Presenter Profile
Education:
1998-2001: Ph.D. in Microbiology, University of Virginia
2001~: Postdoctoral fellow, Sydney Kimmel Comprehensive Cancer Center, Johns Hopkins University
Research and Professional Experience:
2005-present: Department of Genetics and Case Comprehensive Cancer Center, Case Western Reserve University
2014-present: Co-leader, GI Cancer Genetics Program, Case Comprehensive Cancer Center
2017-present: Co-leader, Standup to Cancer (SU2C) Colorectal Cancer Dream Team
KEYNOTE SPEAKER
Zhenghe John Wang
Zhenghe John Wang
Professor
Case Western Reserve University, Department of Genetics and Genome Sciences
Dr. John Wang is professor and chair of the Department of Genetics and Genome Sciences at Case Western Reserve University (CWRU) School of Medicine. He holds the Dale H. Cowan M.D. – Ruth Goodman Blum Professor of Cancer Research. He is also a co-leader of the Cancer Genome and Epigenome Program at Case Comprehensive Cancer Center. He obtained his PhD from the University of Virginia and trained as a postdoctoral fellow in Dr. Bert Vogelstein’s laboratory at Johns Hopkins University on cancer genetics. He became assistant professor at CWRU in 2005. He co-discovered PIK3CA oncogenic mutations in human cancer. His laboratory identifies novel mechanisms by which PIK3CA oncogenic mutations drive tumorigenesis.

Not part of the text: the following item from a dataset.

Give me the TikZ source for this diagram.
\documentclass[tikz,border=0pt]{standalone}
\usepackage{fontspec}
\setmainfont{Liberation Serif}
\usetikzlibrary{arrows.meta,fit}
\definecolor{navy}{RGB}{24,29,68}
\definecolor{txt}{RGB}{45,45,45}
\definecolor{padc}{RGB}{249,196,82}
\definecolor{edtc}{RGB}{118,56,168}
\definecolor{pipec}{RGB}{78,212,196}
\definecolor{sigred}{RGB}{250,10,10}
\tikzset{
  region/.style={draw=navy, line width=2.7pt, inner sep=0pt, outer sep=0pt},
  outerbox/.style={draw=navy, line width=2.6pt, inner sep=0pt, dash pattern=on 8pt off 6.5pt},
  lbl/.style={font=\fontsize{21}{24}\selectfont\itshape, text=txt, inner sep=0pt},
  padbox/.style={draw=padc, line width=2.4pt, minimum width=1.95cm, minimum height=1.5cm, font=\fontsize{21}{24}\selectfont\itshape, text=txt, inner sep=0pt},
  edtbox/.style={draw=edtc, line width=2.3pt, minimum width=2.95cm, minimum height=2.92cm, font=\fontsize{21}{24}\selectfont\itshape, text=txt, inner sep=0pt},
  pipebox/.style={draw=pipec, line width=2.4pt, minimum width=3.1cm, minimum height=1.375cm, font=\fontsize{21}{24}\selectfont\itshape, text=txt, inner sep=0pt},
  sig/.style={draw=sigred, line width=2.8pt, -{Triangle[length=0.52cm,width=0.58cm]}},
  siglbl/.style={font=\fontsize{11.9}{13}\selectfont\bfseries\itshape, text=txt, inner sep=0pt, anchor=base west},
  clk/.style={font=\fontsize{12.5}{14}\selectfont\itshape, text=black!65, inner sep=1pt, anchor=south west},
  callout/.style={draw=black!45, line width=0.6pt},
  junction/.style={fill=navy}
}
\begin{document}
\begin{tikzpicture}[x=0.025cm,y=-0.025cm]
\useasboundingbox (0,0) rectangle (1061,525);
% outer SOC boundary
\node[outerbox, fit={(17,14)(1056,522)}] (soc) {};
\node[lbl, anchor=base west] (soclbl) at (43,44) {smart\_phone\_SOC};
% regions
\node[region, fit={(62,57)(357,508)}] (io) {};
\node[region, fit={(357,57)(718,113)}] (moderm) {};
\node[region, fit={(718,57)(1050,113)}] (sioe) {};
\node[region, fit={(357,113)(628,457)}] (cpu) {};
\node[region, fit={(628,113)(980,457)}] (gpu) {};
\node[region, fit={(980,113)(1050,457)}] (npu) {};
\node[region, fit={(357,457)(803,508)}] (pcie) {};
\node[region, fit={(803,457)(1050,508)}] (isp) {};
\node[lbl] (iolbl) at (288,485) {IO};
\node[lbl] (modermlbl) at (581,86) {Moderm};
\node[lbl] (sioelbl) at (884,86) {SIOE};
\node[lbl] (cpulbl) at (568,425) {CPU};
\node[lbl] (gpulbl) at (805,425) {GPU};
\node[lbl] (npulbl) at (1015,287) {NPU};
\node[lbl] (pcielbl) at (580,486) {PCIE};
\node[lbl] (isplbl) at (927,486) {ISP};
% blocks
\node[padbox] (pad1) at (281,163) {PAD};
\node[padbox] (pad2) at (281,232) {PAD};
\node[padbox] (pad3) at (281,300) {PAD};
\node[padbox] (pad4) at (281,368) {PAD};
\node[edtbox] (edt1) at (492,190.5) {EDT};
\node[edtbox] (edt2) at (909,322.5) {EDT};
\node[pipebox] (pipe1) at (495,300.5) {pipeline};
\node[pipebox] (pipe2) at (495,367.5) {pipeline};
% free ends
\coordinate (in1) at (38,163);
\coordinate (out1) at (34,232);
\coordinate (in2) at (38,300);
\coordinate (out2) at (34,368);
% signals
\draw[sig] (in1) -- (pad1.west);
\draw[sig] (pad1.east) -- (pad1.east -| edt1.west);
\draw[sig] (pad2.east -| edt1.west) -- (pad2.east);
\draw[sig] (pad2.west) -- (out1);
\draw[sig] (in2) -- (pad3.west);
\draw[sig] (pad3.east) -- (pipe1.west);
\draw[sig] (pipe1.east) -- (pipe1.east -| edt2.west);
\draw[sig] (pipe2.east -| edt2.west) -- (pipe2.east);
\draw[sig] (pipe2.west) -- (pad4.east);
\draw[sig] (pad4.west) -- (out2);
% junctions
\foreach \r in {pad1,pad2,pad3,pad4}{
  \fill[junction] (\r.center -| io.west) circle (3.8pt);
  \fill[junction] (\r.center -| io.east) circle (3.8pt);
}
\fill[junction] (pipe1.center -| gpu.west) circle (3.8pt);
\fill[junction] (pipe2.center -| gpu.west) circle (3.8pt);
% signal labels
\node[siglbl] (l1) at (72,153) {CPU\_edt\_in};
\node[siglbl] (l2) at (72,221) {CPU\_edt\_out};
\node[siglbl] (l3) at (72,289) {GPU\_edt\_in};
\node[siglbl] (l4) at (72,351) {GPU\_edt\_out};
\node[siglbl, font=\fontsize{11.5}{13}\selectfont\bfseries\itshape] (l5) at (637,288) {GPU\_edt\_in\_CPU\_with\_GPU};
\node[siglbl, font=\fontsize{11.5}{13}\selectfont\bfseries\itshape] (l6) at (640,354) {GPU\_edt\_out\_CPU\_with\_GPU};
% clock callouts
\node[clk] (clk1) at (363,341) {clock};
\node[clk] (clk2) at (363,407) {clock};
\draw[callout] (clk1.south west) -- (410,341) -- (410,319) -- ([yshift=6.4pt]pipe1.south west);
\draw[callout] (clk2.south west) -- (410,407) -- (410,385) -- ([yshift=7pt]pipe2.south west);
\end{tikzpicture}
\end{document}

He has successfully translated these discoveries into active phase I/II clinical trials and another clinical trial that is expected to open very soon. He is a co-leader of the Stand Up to Cancer (SU2C) Colorectal Cancer Dream Team.
TALK TITLE
Killing cancer cells by suicidal bombing attack with neutrophil extracellular traps
KEYWORDS
Cancer, neutrophil
ABSTRACT
Neutrophil extracellular traps (NETs) are extracellular web-like structures of cytosolic and granule proteins assembled on de-condensed chromatin. NETs trap and kill bacteria, fungi, viruses, and parasites. Although some studies implicate NETs in tumor metastasis, whether NETs can kill cancer cells is largely unexplored. We previously showed that PIK3CA mutations render colorectal cancers (CRCs) more dependent on glutamine and that a combination of CB-839, a glutaminase inhibitor, and 5-FU induced tumor regression of PIK3CA mutant CRCs. Here, we report the combination of CB-839 and 5-FU induced NETs in PIK3CA mutant CRCs in xenograft, syngeneic, and genetically engineered mouse models. Disruption of NETs by either DNase I treatment or depletion of neutrophils in CRC tumors attenuated the efficacy of the drug combination. Mechanistically, the drug combination induced the expression of IL-8 preferentially in PIK3CA mutant CRCs to attract neutrophils into the tumors. Moreover, the drug combination increased the levels of reactive oxygen species in neutrophils, thereby inducing NETs. Cathepsin G, a serine protease localized in NETs, enters CRC cells by binding to a cell surface protein RAGE. The internalized cathepsin G cleaves 14-3-3 proteins, releases Bax, and triggers apoptosis in CRC cells (Fig. 1). We have completed a phase II clinical trial of the combination of CB-839 and capecitabine, an oral prodrug of 5-FU, in PIK3CA mutant metastatic CRC patients who were refractory to prior 5-FU treatment. An analysis of tumor biopsies from these patients showed that NETs were significantly up-regulated in post-treatment biopsies compared to their pre-treatment counterparts. Moreover, increased levels of NETs were associated with longer progression-free survival of the patients, suggesting that NETs induced by the drug combination inhibit tumor growth in patients. Lastly, we found that a variety of other chemotherapy drugs, including camptothecin/irinotecan, gemcitabine, daunorubicin, epirubicin, oxaliplatin, and regorafenib, also induced NETs, suggesting that NET induction may be a general mechanism by which chemotherapy inhibits tumor growth. In summary, our studies illuminated a paradigm-shifting concept that drug treatment-induced NETs kill cancer cells through a previously unrecognized molecular mechanism.